I believe Ryan has already seen some problems with boot sequence variability between esp32 modules and there is an interesting thread about what the function of this arrangement is here.

That’s a great example of a poor choice for IO0 assignment.

Yes, it turns out that there is a very weak pullup for IO0 inside the ESP32s.

The TMC2209 UARTs when not yet enabled and initialized can sink a bit of current through the UART pin.

Having two in a chain is OK, three is marginal, and more than three will often cause enough of a pulldown efect to make booting fail intermittently. This was not understood initially. It also appears to be why three of those TMC22909s in the UART chain have a gate in front of them, which eats some GPIO as well.

The fix on Jackpot was adding a stronger pullup to the jackpot board. After that, boot reliability issues on Jackpot are solved.

There is a thread here on the forums where that troubleshooting took place.

I like the idea of someone having trouble starting it, and then remembering that it won’t boot unless the door is closed.

I continue my learning with this wonderful MKS DLC32 board… regarding the emergency stop button… for now, I’m sticking to using the board’s power button… I’ll see later if there’s a need to add a stop button with the commands feed_hold_pin, safety_door_pin, or reset_pin…
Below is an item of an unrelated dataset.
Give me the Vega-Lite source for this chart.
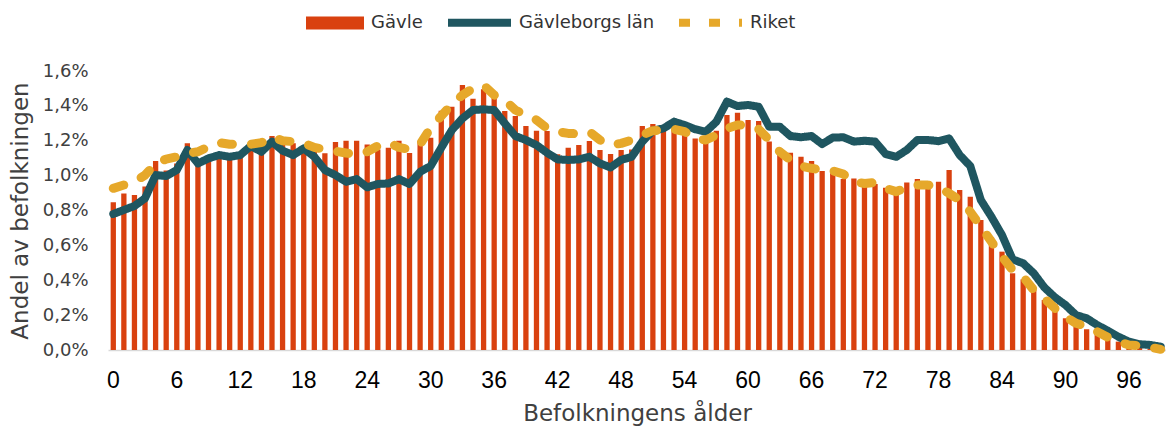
{
  "$schema": "https://vega.github.io/schema/vega-lite/v6.json",
  "width": 1058,
  "height": 279,
  "autosize": {"type": "none"},
  "padding": {"left": 108, "top": 71, "right": 0, "bottom": 78},
  "background": "white",
  "config": {"view": {"stroke": null}, "font": "DejaVu Sans", "axisY": {"labelOverlap": false}},
  "data": {"values": [
    {"age":0,"gavle":0.847,"lan":0.78,"riket":0.927},
    {"age":1,"gavle":0.898,"lan":0.803,"riket":0.946},
    {"age":2,"gavle":0.889,"lan":0.826,"riket":0.965},
    {"age":3,"gavle":0.937,"lan":0.87,"riket":1.003},
    {"age":4,"gavle":1.084,"lan":1.003,"riket":1.07},
    {"age":5,"gavle":1.03,"lan":0.998,"riket":1.095},
    {"age":6,"gavle":1.07,"lan":1.032,"riket":1.108},
    {"age":7,"gavle":1.185,"lan":1.147,"riket":1.128},
    {"age":8,"gavle":1.07,"lan":1.07,"riket":1.137},
    {"age":9,"gavle":1.108,"lan":1.099,"riket":1.166},
    {"age":10,"gavle":1.11,"lan":1.118,"riket":1.189},
    {"age":11,"gavle":1.11,"lan":1.108,"riket":1.18},
    {"age":12,"gavle":1.12,"lan":1.118,"riket":1.18},
    {"age":13,"gavle":1.156,"lan":1.17,"riket":1.18},
    {"age":14,"gavle":1.15,"lan":1.137,"riket":1.189},
    {"age":15,"gavle":1.227,"lan":1.195,"riket":1.223},
    {"age":16,"gavle":1.22,"lan":1.143,"riket":1.2},
    {"age":17,"gavle":1.185,"lan":1.118,"riket":1.195},
    {"age":18,"gavle":1.17,"lan":1.156,"riket":1.186},
    {"age":19,"gavle":1.15,"lan":1.108,"riket":1.162},
    {"age":20,"gavle":1.128,"lan":1.032,"riket":1.15},
    {"age":21,"gavle":1.193,"lan":1.003,"riket":1.14},
    {"age":22,"gavle":1.2,"lan":0.965,"riket":1.13},
    {"age":23,"gavle":1.2,"lan":0.98,"riket":1.12},
    {"age":24,"gavle":1.179,"lan":0.933,"riket":1.137},
    {"age":25,"gavle":1.15,"lan":0.952,"riket":1.17},
    {"age":26,"gavle":1.16,"lan":0.955,"riket":1.189},
    {"age":27,"gavle":1.2,"lan":0.98,"riket":1.162},
    {"age":28,"gavle":1.13,"lan":0.952,"riket":1.15},
    {"age":29,"gavle":1.2,"lan":1.022,"riket":1.18},
    {"age":30,"gavle":1.217,"lan":1.055,"riket":1.275},
    {"age":31,"gavle":1.372,"lan":1.16,"riket":1.342},
    {"age":32,"gavle":1.395,"lan":1.261,"riket":1.41},
    {"age":33,"gavle":1.519,"lan":1.328,"riket":1.462},
    {"age":34,"gavle":1.441,"lan":1.376,"riket":1.5},
    {"age":35,"gavle":1.495,"lan":1.38,"riket":1.519},
    {"age":36,"gavle":1.447,"lan":1.376,"riket":1.462},
    {"age":37,"gavle":1.37,"lan":1.3,"riket":1.433},
    {"age":38,"gavle":1.342,"lan":1.227,"riket":1.376},
    {"age":39,"gavle":1.284,"lan":1.204,"riket":1.347},
    {"age":40,"gavle":1.258,"lan":1.175,"riket":1.319},
    {"age":41,"gavle":1.256,"lan":1.131,"riket":1.271},
    {"age":42,"gavle":1.122,"lan":1.093,"riket":1.252},
    {"age":43,"gavle":1.16,"lan":1.09,"riket":1.242},
    {"age":44,"gavle":1.175,"lan":1.093,"riket":1.24},
    {"age":45,"gavle":1.198,"lan":1.108,"riket":1.252},
    {"age":46,"gavle":1.147,"lan":1.07,"riket":1.204},
    {"age":47,"gavle":1.124,"lan":1.047,"riket":1.175},
    {"age":48,"gavle":1.147,"lan":1.09,"riket":1.185},
    {"age":49,"gavle":1.15,"lan":1.108,"riket":1.204},
    {"age":50,"gavle":1.284,"lan":1.195,"riket":1.233},
    {"age":51,"gavle":1.296,"lan":1.258,"riket":1.258},
    {"age":52,"gavle":1.26,"lan":1.271,"riket":1.261},
    {"age":53,"gavle":1.27,"lan":1.309,"riket":1.266},
    {"age":54,"gavle":1.26,"lan":1.29,"riket":1.252},
    {"age":55,"gavle":1.213,"lan":1.266,"riket":1.213},
    {"age":56,"gavle":1.195,"lan":1.252,"riket":1.204},
    {"age":57,"gavle":1.258,"lan":1.309,"riket":1.233},
    {"age":58,"gavle":1.347,"lan":1.424,"riket":1.271},
    {"age":59,"gavle":1.361,"lan":1.399,"riket":1.29},
    {"age":60,"gavle":1.319,"lan":1.405,"riket":1.29},
    {"age":61,"gavle":1.313,"lan":1.395,"riket":1.266},
    {"age":62,"gavle":1.195,"lan":1.28,"riket":1.204},
    {"age":63,"gavle":1.156,"lan":1.28,"riket":1.137},
    {"age":64,"gavle":1.131,"lan":1.227,"riket":1.089},
    {"age":65,"gavle":1.108,"lan":1.22,"riket":1.055},
    {"age":66,"gavle":1.084,"lan":1.227,"riket":1.042},
    {"age":67,"gavle":1.026,"lan":1.181,"riket":1.032},
    {"age":68,"gavle":1.013,"lan":1.218,"riket":1.028},
    {"age":69,"gavle":0.98,"lan":1.22,"riket":1.009},
    {"age":70,"gavle":0.984,"lan":1.195,"riket":0.965},
    {"age":71,"gavle":0.98,"lan":1.2,"riket":0.955},
    {"age":72,"gavle":0.952,"lan":1.195,"riket":0.96},
    {"age":73,"gavle":0.931,"lan":1.124,"riket":0.927},
    {"age":74,"gavle":0.889,"lan":1.108,"riket":0.908},
    {"age":75,"gavle":0.961,"lan":1.147,"riket":0.933},
    {"age":76,"gavle":0.98,"lan":1.204,"riket":0.946},
    {"age":77,"gavle":0.968,"lan":1.204,"riket":0.946},
    {"age":78,"gavle":0.965,"lan":1.198,"riket":0.933},
    {"age":79,"gavle":1.032,"lan":1.213,"riket":0.898},
    {"age":80,"gavle":0.917,"lan":1.118,"riket":0.86},
    {"age":81,"gavle":0.879,"lan":1.055,"riket":0.793},
    {"age":82,"gavle":0.745,"lan":0.86,"riket":0.707},
    {"age":83,"gavle":0.646,"lan":0.764,"riket":0.621},
    {"age":84,"gavle":0.564,"lan":0.659,"riket":0.535},
    {"age":85,"gavle":0.44,"lan":0.52,"riket":0.459},
    {"age":86,"gavle":0.405,"lan":0.497,"riket":0.42},
    {"age":87,"gavle":0.344,"lan":0.44,"riket":0.344},
    {"age":88,"gavle":0.287,"lan":0.359,"riket":0.296},
    {"age":89,"gavle":0.264,"lan":0.302,"riket":0.239},
    {"age":90,"gavle":0.182,"lan":0.258,"riket":0.191},
    {"age":91,"gavle":0.172,"lan":0.2,"riket":0.153},
    {"age":92,"gavle":0.119,"lan":0.182,"riket":0.134},
    {"age":93,"gavle":0.096,"lan":0.143,"riket":0.105},
    {"age":94,"gavle":0.073,"lan":0.111,"riket":0.073},
    {"age":95,"gavle":0.048,"lan":0.076,"riket":0.048},
    {"age":96,"gavle":0.029,"lan":0.048,"riket":0.029},
    {"age":97,"gavle":0.015,"lan":0.033,"riket":0.025},
    {"age":98,"gavle":0.008,"lan":0.029,"riket":0.015},
    {"age":99,"gavle":0.004,"lan":0.019,"riket":0.004}
  ]},
  "encoding": {
    "x": {
      "field": "age",
      "type": "ordinal",
      "scale": {"paddingInner": 0.5, "paddingOuter": 0.25},
      "axis": {
        "values": [0,6,12,18,24,30,36,42,48,54,60,66,72,78,84,90,96],
        "labelAngle": 0,
        "labelFont": "Liberation Sans",
        "labelFontSize": 23,
        "labelColor": "#000000",
        "labelPadding": 19,
        "ticks": false,
        "domainColor": "#d9d9d9",
        "domainWidth": 1.5,
        "title": "Befolkningens ålder",
        "titleFontSize": 23,
        "titleFontWeight": "normal",
        "titleColor": "#404040",
        "titlePadding": 10
      }
    }
  },
  "layer": [
    {
      "mark": {"type": "bar"},
      "encoding": {
        "y": {
          "field": "gavle",
          "type": "quantitative",
          "scale": {"domain": [0, 1.6], "nice": false},
          "axis": {
            "values": [0,0.2,0.4,0.6,0.8,1.0,1.2,1.4,1.6],
            "labelExpr": "replace(format(datum.value, '.1f'), '.', ',') + '%'",
            "labelOverlap": false,
            "grid": false,
            "domain": false,
            "ticks": false,
            "labelFontSize": 18,
            "labelColor": "#404040",
            "labelPadding": 20,
            "title": "Andel av befolkningen",
            "titleFontSize": 23,
            "titleFontWeight": "normal",
            "titleColor": "#404040",
            "titlePadding": 10
          }
        },
        "fill": {
          "datum": "Gävle",
          "scale": {"domain": ["Gävle"], "range": ["#D9410F"]},
          "legend": {
            "orient": "none",
            "legendX": 197,
            "legendY": -78,
            "direction": "horizontal",
            "title": null,
            "padding": 0,
            "symbolType": "M-1,-0.22H1V0.22H-1Z",
            "symbolSize": 3364,
            "labelFontSize": 18,
            "labelColor": "#333333",
            "labelOffset": 6
          }
        }
      }
    },
    {
      "mark": {"type": "line", "strokeWidth": 8, "strokeJoin": "round", "strokeCap": "round"},
      "encoding": {
        "x": {"field": "age", "type": "ordinal", "bandPosition": 0.5},
        "y": {
          "field": "lan",
          "type": "quantitative",
          "axis": {
            "values": [0,0.2,0.4,0.6,0.8,1.0,1.2,1.4,1.6],
            "labelExpr": "replace(format(datum.value, '.1f'), '.', ',') + '%'",
            "labelOverlap": false,
            "grid": false,
            "domain": false,
            "ticks": false,
            "labelFontSize": 18,
            "labelColor": "#404040",
            "labelPadding": 20,
            "title": "Andel av befolkningen",
            "titleFontSize": 23,
            "titleFontWeight": "normal",
            "titleColor": "#404040",
            "titlePadding": 10
          }
        },
        "stroke": {
          "datum": "Gävleborgs län",
          "scale": {"domain": ["Gävleborgs län", "Riket"], "range": ["#1F5660", "#E6A82A"]},
          "legend": {
            "orient": "none",
            "legendX": 336,
            "legendY": -84,
            "direction": "horizontal",
            "title": null,
            "padding": 0,
            "symbolType": "stroke",
            "symbolSize": 3969,
            "symbolStrokeWidth": 8,
            "labelFontSize": 18,
            "labelColor": "#333333",
            "labelOffset": 4,
            "columnPadding": 8
          }
        },
        "strokeDash": {
          "datum": "Gävleborgs län",
          "scale": {"domain": ["Gävleborgs län", "Riket"], "range": [[1, 0], [11, 19]]},
          "legend": {
            "orient": "none",
            "legendX": 336,
            "legendY": -84,
            "direction": "horizontal",
            "title": null,
            "padding": 0,
            "symbolType": "stroke",
            "symbolSize": 3969,
            "symbolStrokeWidth": 8,
            "labelFontSize": 18,
            "labelColor": "#333333",
            "labelOffset": 4,
            "columnPadding": 8
          }
        }
      }
    },
    {
      "mark": {"type": "line", "strokeWidth": 9, "strokeJoin": "round", "strokeCap": "round"},
      "encoding": {
        "x": {"field": "age", "type": "ordinal", "bandPosition": 0.5},
        "y": {
          "field": "riket",
          "type": "quantitative",
          "axis": {
            "values": [0,0.2,0.4,0.6,0.8,1.0,1.2,1.4,1.6],
            "labelExpr": "replace(format(datum.value, '.1f'), '.', ',') + '%'",
            "labelOverlap": false,
            "grid": false,
            "domain": false,
            "ticks": false,
            "labelFontSize": 18,
            "labelColor": "#404040",
            "labelPadding": 20,
            "title": "Andel av befolkningen",
            "titleFontSize": 23,
            "titleFontWeight": "normal",
            "titleColor": "#404040",
            "titlePadding": 10
          }
        },
        "stroke": {"datum": "Riket"},
        "strokeDash": {"datum": "Riket"}
      }
    }
  ]
}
Otherwise, I’m currently working on configuring the motors. In the config.yaml file, I have this code:

axes:
shared_stepper_disable_pin: I2SO.0
x:
steps_per_mm: 100
max_rate_mm_per_min: 8000
acceleration_mm_per_sec2: 500
max_travel_mm: 350
soft_limits: true
homing:
cycle: 1
positive_direction: false
mpos_mm: 0.000
feed_mm_per_min: 300
seek_mm_per_min: 1000
settle_ms: 500
seek_scaler: 1.100
feed_scaler: 1.100

motor0:
limit_neg_pin: gpio.36:low
hard_limits: false
pulloff_mm: 2.000
stepstick:
step_pin: I2SO.1
direction_pin: I2SO.2:low

I would like to know which lines are important and how to configure them as correctly as possible.
also I would like to start small and gradually increase the speed to avoid damaging my CNC

Thanks

Looks like you’ve slowed down max speed and acceleration about 50% from the reference DLC32 laser config.
It should be workable. Give it a test and report how it behaves…

OK …
I have finished wiring my CNC machine… two X and Y axes… two X and Y limit switches… I would like to start by configuring the CNC’s movement speed, properly setting the travel distances… and successfully perform homing. The speed I have set seems too low, I think… but I can move correctly… and in the right direction (I initially had one X axis reversed and I corrected that). For homing, I already have an error message…

$H
[MSG:INFO: ALARM: Homing Fail Pulloff]
ALARM:8
Homing fail. Pull off travel failed to clear limit switch. Try increasing pull-off setting or check wiring.
ok

maybe the absence of a Z-axis limit switch is preventing homing… what should I do?

edit …

I tested this… I press the limit switch and I send $HX… the axis moves towards the direction of the limit switch… but when I release it, I get an error message:

$HX
[MSG:INFO: ALARM: Homing Fail Pulloff]
ALARM:8
Homing fail. Pull off travel failed to clear limit switch. Try increasing pull-off setting or check wiring.
ok

As the failure message says really…try increasing your $27 setting to 3. (type $27=3 in the console window and press return) The default setting of 1mm is sometimes not enough for the limit switch to release if the switch lever is too long.

If you are trying to operate the limit switches manually there is specific sequence and timing the controller needs to pass the test…not always easy to achieve.

Did you give up on your pen plotter with this board ? I have almost same setups but can’t figure it out!

No, I haven’t given up… it’s working fine… do you have a problem on your end?